* [Given task]
Return only the lines from the top of the data down to the one that holds "true_el = [-0.055, -0.015, -0.005]", both included, without any pictures.

* [Available data]
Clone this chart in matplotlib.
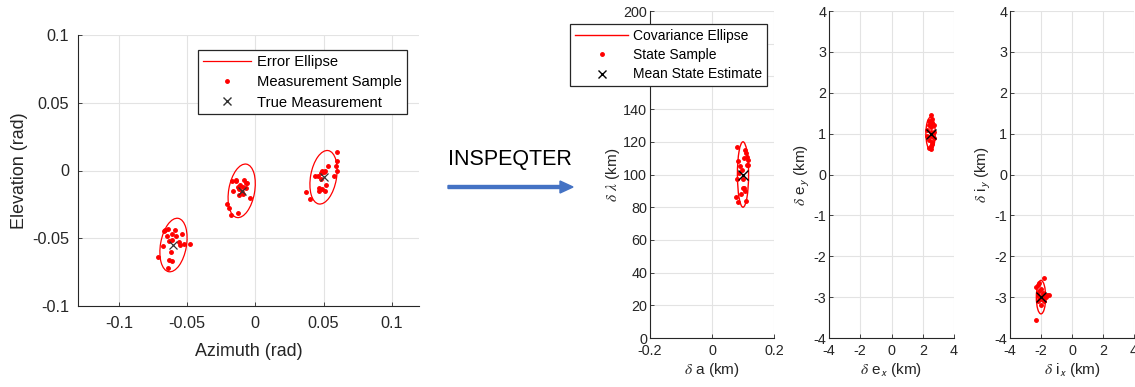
import numpy as np
import matplotlib
matplotlib.use("Agg")
import matplotlib.pyplot as plt
from matplotlib.patches import Ellipse, FancyArrow
from matplotlib.lines import Line2D

plt.rcParams["font.family"] = ["Liberation Sans", "DejaVu Sans"]
plt.rcParams["mathtext.fontset"] = "stix"
plt.rcParams["axes.unicode_minus"] = False

# ---- left panel: measurements (azimuth, elevation) in rad
true_az = [-0.06, -0.01, 0.05]
true_el = [-0.055, -0.015, -0.005]

az1 = [-0.071, -0.068, -0.067, -0.066, -0.064, -0.065, -0.063, -0.062, -0.063, -0.061,
       -0.061, -0.059, -0.058, -0.056, -0.055, -0.054, -0.052, -0.048, -0.061, -0.064]
el1 = [-0.064, -0.056, -0.045, -0.044, -0.043, -0.048, -0.052, -0.060, -0.066, -0.067,
       -0.047, -0.044, -0.048, -0.053, -0.055, -0.047, -0.054, -0.054, -0.051, -0.072]
az2 = [-0.021, -0.019, -0.018, -0.017, -0.016, -0.014, -0.013, -0.013, -0.012, -0.011,
       -0.009, -0.008, -0.007, -0.007, -0.006, -0.004, -0.012, -0.014, -0.009, -0.010]
el2 = [-0.025, -0.028, -0.033, -0.008, -0.015, -0.008, -0.012, -0.031, -0.014, -0.011,
       -0.017, -0.007, -0.009, -0.013, -0.009, -0.020, -0.018, -0.007, -0.012, -0.016]
az3 = [0.037, 0.040, 0.044, 0.046, 0.047, 0.047, 0.048, 0.049, 0.050, 0.051,
       0.051, 0.052, 0.053, 0.058, 0.059, 0.060, 0.060, 0.060, 0.048, 0.049]
el3 = [-0.016, -0.021, -0.004, -0.004, -0.013, -0.015, -0.002, 0.000, -0.001, 0.000,
       -0.015, -0.011, 0.003, -0.004, 0.003, 0.014, 0.000, 0.007, -0.006, -0.014]

# error ellipse size (full width / height, rad) and tilt (deg)
err_w, err_h, err_ang = 0.019, 0.040, -10

# ---- right panels: relative orbit state (km)
da = [0.080, 0.084, 0.090, 0.080, 0.076, 0.085, 0.088, 0.096, 0.103, 0.106, 0.109,
      0.112, 0.112, 0.101, 0.099, 0.103, 0.106, 0.109, 0.115, 0.117, 0.093]
dlam = [117, 108, 105, 97, 86, 83, 101, 103, 110, 115, 113,
        111, 106, 97, 92, 92, 90, 84, 109, 106, 88]
dex = [2.3, 2.4, 2.5, 2.6, 2.7, 2.5, 2.4, 2.6, 2.7, 2.3, 2.5, 2.6, 2.4, 2.5, 2.6, 2.7,
       2.5, 2.4, 2.6, 2.5]
dey = [1.1, 1.3, 1.45, 1.35, 1.2, 0.7, 0.65, 0.75, 0.9, 0.95, 1.05, 1.0, 0.85, 0.62,
       1.25, 1.05, 1.15, 1.2, 0.8, 0.95]
dix = [-2.3, -2.2, -2.1, -2.0, -1.9, -1.8, -1.6, -1.5, -2.2, -2.1, -1.9, -1.8, -2.0,
       -2.3, -2.1, -1.7, -1.8, -2.0, -2.2, -1.9]
diy = [-3.55, -2.7, -2.65, -2.8, -2.9, -2.52, -2.95, -2.95, -2.95, -2.85, -3.05, -3.1,
       -3.2, -2.75, -3.0, -3.0, -2.95, -3.05, -3.1, -2.95]
mean_a, mean_lam = 0.1, 100
mean_ex, mean_ey = 2.5, 1.0
mean_ix, mean_iy = -2.0, -3.0
cov_a = (0.036, 40)
cov_e = (0.6, 0.8)
cov_i = (0.6, 0.82)

# 160 / 180 sit under the legend in the original
lam_ticks = list(range(0, 201, 20))
lam_labels = [str(v) if v not in (160, 180) else "" for v in lam_ticks]

dark = "#262626"
gridc = "#e3e3e3"
W, H = 1135, 387
fig = plt.figure(figsize=(W / 100, H / 100), dpi=100)


def px_axes(x0, y0, x1, y1):
    return fig.add_axes([x0 / W, 1 - y1 / H, (x1 - x0) / W, (y1 - y0) / H])


def style(ax, fs, xpad, ypad):
    for s in ["top", "right"]:
        ax.spines[s].set_visible(False)
    for s in ["left", "bottom"]:
        ax.spines[s].set_color(dark)
        ax.spines[s].set_linewidth(0.8)
    ax.tick_params(direction="in", length=3, width=0.6, colors=dark, labelsize=fs)
    ax.tick_params(axis="x", pad=xpad)
    ax.tick_params(axis="y", pad=ypad)
    ax.grid(True, color=gridc, linewidth=0.8)
    ax.set_axisbelow(True)


# left panel
ax = px_axes(78, 35, 419, 306)
style(ax, 11.7, 7.5, 6.5)
for az, el, ca, ce in [(az1, el1, true_az[0], true_el[0]),
                       (az2, el2, true_az[1], true_el[1]),
                       (az3, el3, true_az[2], true_el[2])]:
    ax.add_patch(Ellipse((ca, ce), err_w, err_h, angle=err_ang, fill=False,
                         edgecolor="red", linewidth=0.9))
    ax.plot(az, el, ".", color="red", markersize=5)
ax.plot(true_az, true_el, "x", color="#333333", markersize=6, markeredgewidth=0.9)
ax.set_xlim(-0.13, 0.12)
ax.set_ylim(-0.1, 0.1)
ax.set_xticks([-0.1, -0.05, 0, 0.05, 0.1], ["-0.1", "-0.05", "0", "0.05", "0.1"])
ax.set_yticks([-0.1, -0.05, 0, 0.05, 0.1], ["-0.1", "-0.05", "0", "0.05", "0.1"])
ax.set_xlabel("Azimuth (rad)", fontsize=12.9, color=dark, labelpad=8)
ax.set_ylabel("Elevation (rad)", fontsize=12.9, color=dark, labelpad=3)

h_left = [Line2D([], [], color="red", linewidth=0.9),
          Line2D([], [], linestyle="none", marker=".", color="red", markersize=5),
          Line2D([], [], linestyle="none", marker="x", color="#333333", markersize=6)]
leg = fig.legend(h_left, ["Error Ellipse", "Measurement Sample", "True Measurement"],
                 loc="upper right", bbox_to_anchor=(407 / W, 1 - 50 / H), fontsize=10.6,
                 fancybox=False, edgecolor=dark, framealpha=1, handlelength=3.3,
                 borderpad=0.33, labelspacing=0.43, handletextpad=0.4, borderaxespad=0)
leg.get_frame().set_linewidth(0.9)

# arrow + label
fig.text(510 / W, 1 - 159 / H, "INSPEQTER", fontsize=15.5, ha="center", va="center",
         color="black")
fig.patches.append(FancyArrow(448 / W, 1 - 187 / H, 125 / W, 0, width=3 / H,
                              head_width=12 / H, head_length=13 / W,
                              length_includes_head=True, color="#4472C4",
                              transform=fig.transFigure, figure=fig))

# right panels
fs_r = 10.4
fs_lab = 11.1
ax1 = px_axes(650, 11, 774, 338)
style(ax1, fs_r, 4.5, 2)
ax1.add_patch(Ellipse((mean_a, mean_lam), cov_a[0], cov_a[1], fill=False,
                      edgecolor="red", linewidth=1.0))
ax1.plot(da, dlam, ".", color="red", markersize=5)
ax1.plot([mean_a], [mean_lam], "x", color="black", markersize=7, markeredgewidth=1.0)
ax1.set_xlim(-0.2, 0.2)
ax1.set_ylim(0, 200)
ax1.set_xticks([-0.2, 0, 0.2], ["-0.2", "0", "0.2"])
ax1.set_yticks(lam_ticks, lam_labels)
ax1.set_xlabel(r"$\delta$ a (km)", fontsize=fs_lab, color=dark, labelpad=2)
ax1.set_ylabel(r"$\delta$ $\lambda$ (km)", fontsize=fs_lab, color=dark, labelpad=1)

ax2 = px_axes(829, 11, 954, 338)
style(ax2, fs_r, 4.5, 2)
ax2.add_patch(Ellipse((mean_ex, mean_ey), cov_e[0], cov_e[1], fill=False,
                      edgecolor="red", linewidth=1.0))
ax2.plot(dex, dey, ".", color="red", markersize=5)
ax2.plot([mean_ex], [mean_ey], "x", color="black", markersize=7, markeredgewidth=1.0)
ax2.set_xlabel(r"$\delta$ e$_\mathsf{x}$ (km)", fontsize=fs_lab, color=dark, labelpad=2)
ax2.set_ylabel(r"$\delta$ e$_\mathsf{y}$ (km)", fontsize=fs_lab, color=dark, labelpad=1)

ax3 = px_axes(1010, 11, 1134, 338)
style(ax3, fs_r, 4.5, 2)
ax3.add_patch(Ellipse((mean_ix, mean_iy), cov_i[0], cov_i[1], fill=False,
                      edgecolor="red", linewidth=1.0))
ax3.plot(dix, diy, ".", color="red", markersize=5)
ax3.plot([mean_ix], [mean_iy], "x", color="black", markersize=7, markeredgewidth=1.0)
ax3.set_xlabel(r"$\delta$ i$_\mathsf{x}$ (km)", fontsize=fs_lab, color=dark, labelpad=2)
ax3.set_ylabel(r"$\delta$ i$_\mathsf{y}$ (km)", fontsize=fs_lab, color=dark, labelpad=1)

for a in (ax2, ax3):
    a.set_xlim(-4, 4)
    a.set_ylim(-4, 4)
    a.set_xticks(range(-4, 5, 2), [str(v) for v in range(-4, 5, 2)])
    a.set_yticks(range(-4, 5), [str(v) for v in range(-4, 5)])

h_right = [Line2D([], [], color="red", linewidth=1.0),
           Line2D([], [], linestyle="none", marker=".", color="red", markersize=5),
           Line2D([], [], linestyle="none", marker="x", color="black", markersize=6)]
leg2 = fig.legend(h_right, ["Covariance Ellipse", "State Sample", "Mean State Estimate"],
                  loc="upper right", bbox_to_anchor=(767 / W, 1 - 24 / H), fontsize=10,
                  fancybox=False, edgecolor=dark, framealpha=1, handlelength=3.8,
                  borderpad=0.35, labelspacing=0.38, handletextpad=0.36, borderaxespad=0)
leg2.get_frame().set_linewidth(0.9)

fig.savefig("out.png", dpi=100, facecolor="white")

* [The solution]
Clone this chart in matplotlib.
import numpy as np
import matplotlib
matplotlib.use("Agg")
import matplotlib.pyplot as plt
from matplotlib.patches import Ellipse, FancyArrow
from matplotlib.lines import Line2D

plt.rcParams["font.family"] = ["Liberation Sans", "DejaVu Sans"]
plt.rcParams["mathtext.fontset"] = "stix"
plt.rcParams["axes.unicode_minus"] = False

# ---- left panel: measurements (azimuth, elevation) in rad
true_az = [-0.06, -0.01, 0.05]
true_el = [-0.055, -0.015, -0.005]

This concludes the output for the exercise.